历史上的永州是个蛮荒之地,柳宗元的名篇《捕蛇者说》更是让偏远穷困的“永州之野”名闻遐迩。但凡此种地方,必出两种人物:酷吏与暴民。两者是相反相成的,非酷吏不足以制服暴民,非暴民不足以反抗酷吏。按理,贫穷偏远的地方多是孤陋寡闻的顺从小民,然而正是因为民之孤陋寡闻,才助长贪劣官之飞扬跋扈。反过来,正因为官之飞扬跋扈,才迫使民之以死抗争。

 

当然,绝不仅仅是永州一地,绝大多数同类的情况下,无论发生在哪里的新闻事件,如果没有双向的信息提供,都必然引发受众的狐疑。作为新闻,最基本的原则是平衡,也即允许当事双方、意见双方进行表达,允许受批评的一方进行回应。如果这个规则不能建立,那么任何事情出来,社会舆论选择质疑强势一方,就成为一种本能。

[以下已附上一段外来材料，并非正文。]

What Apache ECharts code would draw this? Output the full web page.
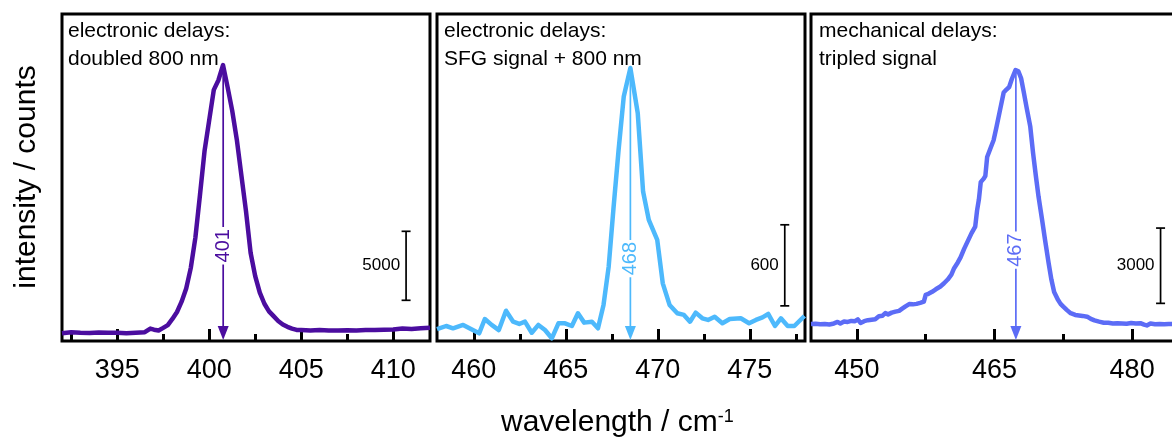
<!DOCTYPE html>
<html>
<head>
<meta charset="utf-8">
<script src="https://cdn.jsdelivr.net/npm/echarts@6/dist/echarts.min.js"></script>
<style>
html, body { margin: 0; padding: 0; overflow: hidden; background: #fff; }
#chart { width: 1180px; height: 437px; }
</style>
</head>
<body>
<div id="chart"></div>
<script>
// ---------- data ----------
const panelTitles = [
  'electronic delays:\ndoubled 800 nm',
  'electronic delays:\nSFG signal + 800 nm',
  'mechanical delays:\ntripled signal'
];
const xRanges = [[392, 412], [458, 478], [445, 485]];
const yMax = [23700, 2420, 13030];
const majorTicks = [[395, 400, 405, 410], [460, 465, 470, 475], [450, 465, 480]];
const minorTicks = [[392.5, 397.5, 402.5, 407.5], [457.5, 462.5, 467.5, 472.5, 477.5], [442.5, 457.5, 472.5, 487.5]];
const colors = ['#4B0D9F', '#4DB9FC', '#5C6CF6'];

// [wavelength, counts]
const doubled = [
  [392.0,560],[392.5,640],[393.0,600],[393.5,580],[394.0,620],[394.5,590],[395.0,600],[395.5,570],
  [396.0,600],[396.5,640],[396.8,900],[397.0,820],[397.25,760],[397.5,950],[397.75,1150],[398.0,1600],
  [398.25,2100],[398.5,2850],[398.75,3800],[399.0,5300],[399.25,7500],[399.5,10600],[399.75,13800],
  [400.0,16000],[400.25,18200],[400.5,18900],[400.75,20000],[401.0,18400],[401.25,16700],[401.5,14600],
  [401.75,12000],[402.0,9400],[402.25,6400],[402.5,4700],[402.75,3500],[403.0,2700],[403.25,2150],
  [403.5,1800],[403.75,1450],[404.0,1200],[404.25,1030],[404.5,900],[404.75,800],[405.0,790],
  [405.5,760],[406.0,790],[406.5,760],[407.0,770],[407.5,780],[408.0,760],[408.5,790],[409.0,800],
  [409.5,820],[410.0,830],[410.5,900],[411.0,870],[411.5,920],[412.0,960]
];
const sfg = [
  [458.0,87],[458.5,111],[458.87,94],[459.42,119],[459.87,87],[460.29,57],[460.6,163],[460.97,119],
  [461.36,81],[461.75,224],[462.14,143],[462.47,126],[462.78,143],[463.15,61],[463.51,119],[463.87,81],
  [464.24,20],[464.6,131],[464.96,131],[465.33,111],[465.66,205],[466.0,136],[466.42,143],[466.75,94],
  [467.05,267],[467.33,550],[467.6,995],[467.87,1415],[468.15,1810],[468.51,2020],[468.91,1687],
  [469.2,1106],[469.51,896],[469.97,748],[470.27,427],[470.64,267],[471.06,205],[471.42,193],
  [471.75,143],[472.06,210],[472.42,168],[472.73,156],[473.09,180],[473.51,131],[473.91,163],
  [474.51,168],[474.96,131],[475.33,156],[475.69,175],[476.0,200],[476.37,111],[476.69,168],
  [477.06,111],[477.42,111],[477.97,185]
];
const tripled = [
  [445.0,680],[445.5,690],[446.0,670],[446.5,680],[447.0,660],[447.5,700],[447.9,760],[448.2,700],
  [448.6,780],[449.0,760],[449.4,800],[449.8,790],[450.1,860],[450.4,720],[450.8,790],[451.2,830],
  [451.6,850],[452.0,870],[452.4,990],[452.8,1010],[453.1,1110],[453.4,1060],[453.8,1130],[454.2,1170],
  [454.6,1200],[454.9,1280],[455.3,1380],[455.7,1470],[456.1,1460],[456.5,1480],[456.9,1520],
  [457.3,1570],[457.5,1840],[457.8,1880],[458.2,1960],[458.6,2060],[459.1,2170],[459.5,2300],
  [459.9,2450],[460.3,2640],[460.6,2900],[461.0,3130],[461.3,3330],[461.7,3680],[462.1,3990],
  [462.5,4300],[462.9,4560],[463.1,5200],[463.3,5640],[463.5,6330],[463.8,6460],[464.0,6570],
  [464.2,7330],[464.5,7620],[464.9,8000],[465.2,8500],[465.6,9200],[466.0,9900],[466.3,10020],
  [466.6,10120],[466.9,10450],[467.3,10800],[467.6,10750],[467.9,10470],[468.2,9900],[468.5,9300],
  [468.9,8540],[469.2,7500],[469.5,6600],[469.8,5750],[470.2,4800],[470.5,4050],[470.9,3100],
  [471.2,2450],[471.5,1950],[471.9,1650],[472.2,1480],[472.5,1370],[472.9,1230],[473.3,1110],
  [473.8,1040],[474.2,1020],[474.6,1000],[475.1,970],[475.5,880],[475.9,820],[476.4,770],[476.9,730],
  [477.4,730],[477.9,700],[478.4,710],[478.9,700],[479.4,690],[479.9,720],[480.4,700],[480.9,710],
  [481.3,650],[481.6,620],[482.0,700],[482.5,670],[483.0,680],[483.5,670],[484.0,680],[484.5,675],
  [485.0,680]
];
const spectra = [doubled, sfg, tripled];

// peak arrows: [x, peak counts, label centre counts]
const arrowPos = [[400.76, 20000, 6900], [468.51, 2020, 610], [467.33, 10800, 3620]];
const arrowLabels = ['401', '468', '467'];
// scale bars: [x, bottom counts, top counts]
const scaleBars = [[410.7, 2950, 7950], [476.9, 260, 860], [483.1, 1500, 4500]];
const scaleLabels = ['5000', '600', '3000'];

const xTitle = 'wavelength / cm';
const xTitleSup = '-1';
const yTitle = 'intensity / counts';

// ---------- layout ----------
const FONT = 'Liberation Sans, Arial, Helvetica, sans-serif';
const gridLefts = [62, 437, 811];
const gridWidths = [368, 368, 367];
const titleLefts = [68, 444, 819];

const grids = [], xAxes = [], yAxes = [], series = [], titles = [];
for (let i = 0; i < 3; i++) {
  grids.push({
    left: gridLefts[i], top: 14, width: gridWidths[i], height: 327,
    show: true, borderColor: '#000', borderWidth: 3, backgroundColor: 'transparent'
  });
  xAxes.push({
    type: 'value', gridIndex: i, min: xRanges[i][0], max: xRanges[i][1],
    axisLine: { show: false },
    splitLine: { show: false },
    axisTick: { show: true, inside: true, length: 12, customValues: majorTicks[i],
      lineStyle: { color: '#000', width: 3 } },
    axisLabel: { show: true, customValues: majorTicks[i], margin: 16,
      fontSize: 27, fontFamily: FONT, color: '#000' }
  });
  xAxes.push({
    type: 'value', gridIndex: i, min: xRanges[i][0], max: xRanges[i][1], position: 'bottom',
    axisLine: { show: false },
    splitLine: { show: false },
    axisTick: { show: true, inside: true, length: 7, customValues: minorTicks[i],
      lineStyle: { color: '#000', width: 3 } },
    axisLabel: { show: false }
  });
  yAxes.push({
    type: 'value', gridIndex: i, min: 0, max: yMax[i], show: false
  });
  series.push({
    type: 'line', xAxisIndex: 2 * i, yAxisIndex: i, data: spectra[i],
    symbol: 'none', smooth: false, clip: true, z: 3,
    lineStyle: { color: colors[i], width: 4.5, join: 'round' }
  });
  const col = colors[i];
  const lab = arrowLabels[i];
  series.push({
    type: 'custom', xAxisIndex: 2 * i, yAxisIndex: i, data: [arrowPos[i]], z: 4,
    encode: { x: 0, y: 1 },
    renderItem: function (params, api) {
      const x = api.value(0), top = api.value(1), ly = api.value(2);
      const p0 = api.coord([x, top]);
      const p1 = api.coord([x, 0]);
      const pl = api.coord([x, ly]);
      const head = 15, hw = 5.5;
      return {
        type: 'group', children: [
          { type: 'line', shape: { x1: p0[0], y1: p0[1], x2: p1[0], y2: p1[1] - head + 1 },
            style: { stroke: col, lineWidth: 1.7 } },
          { type: 'polygon', shape: { points: [[p1[0] - hw, p1[1] - head], [p1[0] + hw, p1[1] - head], [p1[0], p1[1] - 1]] },
            style: { fill: col } },
          { type: 'text', x: pl[0], y: pl[1], rotation: Math.PI / 2,
            style: { text: lab, fill: col, fontSize: 20, fontFamily: FONT,
              align: 'center', verticalAlign: 'middle', backgroundColor: '#fff', padding: [2, 2] } }
        ]
      };
    }
  });
  const sl = scaleLabels[i];
  series.push({
    type: 'custom', xAxisIndex: 2 * i, yAxisIndex: i, data: [scaleBars[i]], z: 4,
    encode: { x: 0, y: [1, 2] },
    renderItem: function (params, api) {
      const x = api.value(0);
      const pb = api.coord([x, api.value(1)]);
      const pt = api.coord([x, api.value(2)]);
      const cw = 4.5;
      const st = { stroke: '#000', lineWidth: 1.7 };
      return {
        type: 'group', children: [
          { type: 'line', shape: { x1: pb[0], y1: pb[1], x2: pt[0], y2: pt[1] }, style: st },
          { type: 'line', shape: { x1: pb[0] - cw, y1: pb[1], x2: pb[0] + cw, y2: pb[1] }, style: st },
          { type: 'line', shape: { x1: pt[0] - cw, y1: pt[1], x2: pt[0] + cw, y2: pt[1] }, style: st },
          { type: 'text', x: pb[0] - 6, y: (pb[1] + pt[1]) / 2,
            style: { text: sl, fill: '#000', fontSize: 17, fontFamily: FONT, align: 'right', verticalAlign: 'middle' } }
        ]
      };
    }
  });
  titles.push({
    text: panelTitles[i], left: titleLefts[i], top: 17, padding: 0,
    textStyle: { fontSize: 21, fontWeight: 'normal', fontFamily: FONT, color: '#000', lineHeight: 28 }
  });
}
titles.push({
  text: xTitle + '{sup|' + xTitleSup + '}', left: 501, top: 408, padding: 0,
  textStyle: { fontSize: 30, fontWeight: 'normal', fontFamily: FONT, color: '#000', lineHeight: 30,
    rich: { sup: { fontSize: 18, fontFamily: FONT, color: '#000', verticalAlign: 'top', lineHeight: 18 } } }
});

const chart = echarts.init(document.getElementById('chart'), null, { renderer: 'canvas' });
chart.setOption({
  animation: false,
  backgroundColor: '#fff',
  title: titles,
  grid: grids,
  xAxis: xAxes,
  yAxis: yAxes,
  series: series,
  graphic: [{
    type: 'text', x: 27, y: 177, rotation: Math.PI / 2,
    style: { text: yTitle, fontSize: 30, fontFamily: FONT, fill: '#000', align: 'center', verticalAlign: 'middle' }
  }]
});
</script>
</body>
</html>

这个绝对不是你喊“相信政府”“不信谣不传谣”就可以解决的。


永州隔壁的郴州市,在其系列贪腐案爆发之前,其实已经有了诸多信号。郴州多次成为丑闻的爆发地,而当政的市委副书记、纪委书记曾锦春更多次成为各媒体内参的批评对象,但曾锦春和市委书记李大伦自信满满、气壮如牛。李大伦在大会上公开宣称:“凡是来郴州搞舆论监督的记者,先砸了他的摄像机再说!”结果怎样,李大伦锒铛入狱,判处死缓。曾锦春更惨,一颗子弹成了他最后的晚餐。看了他入狱后一夜白头的情景,真是让人无限慨叹。设若他对媒体、对舆论、对民愤有一丁点敬畏之心,又何以走向断头台!


霸气的李大伦曾经高调宣布“宣传郴州的记者热烈欢迎,但谁来郴州搞舆论监督,就先砸了他的摄像机再说”。结果郴州爆发系列贪腐案6名市级领导干部锒铛入狱,报喜不报忧、说好不说坏,受损的还是郴州人民。


我真心期望我的家乡永州不惧丑闻,勇敢面对丑闻,公开回应丑闻。以事实和法律、正义作为判断是非的标准其实最简单,也最安全。抱着掩盖丑闻的“维稳心态”处事,只报喜不报忧,只听得好听的容不得逆耳的,那就只会引发更多的丑闻。


感谢那些教导我“爱护家乡”、“多栽花莫栽刺”的人们。但也请允许我用与你们不一样的方式来爱我的家乡。同样的道理,也请允许我用不一样的方式来爱我的祖国。亚里士多德说“吾爱吾师,吾尤爱真理”,我虽然不敢说“吾爱吾乡,吾尤爱真理”“吾爱吾国,吾尤爱真理”,但我相信,“真理”与我的“家乡”“祖国”并不矛盾和冲突。因为,我的“家乡”和“祖国”的人们应该都是热爱“真理”的,反抗和害怕真理的只是个别的利益团伙。而真理首先建立在真相之上。

 

托马斯.杰斐逊说:“追求正义,哪怕天塌下来!”

 

是的,我可以是平庸的人,但我拒绝做被蒙蔽的人,我也拒绝做蒙蔽真相、鼓吹歌舞升平的人。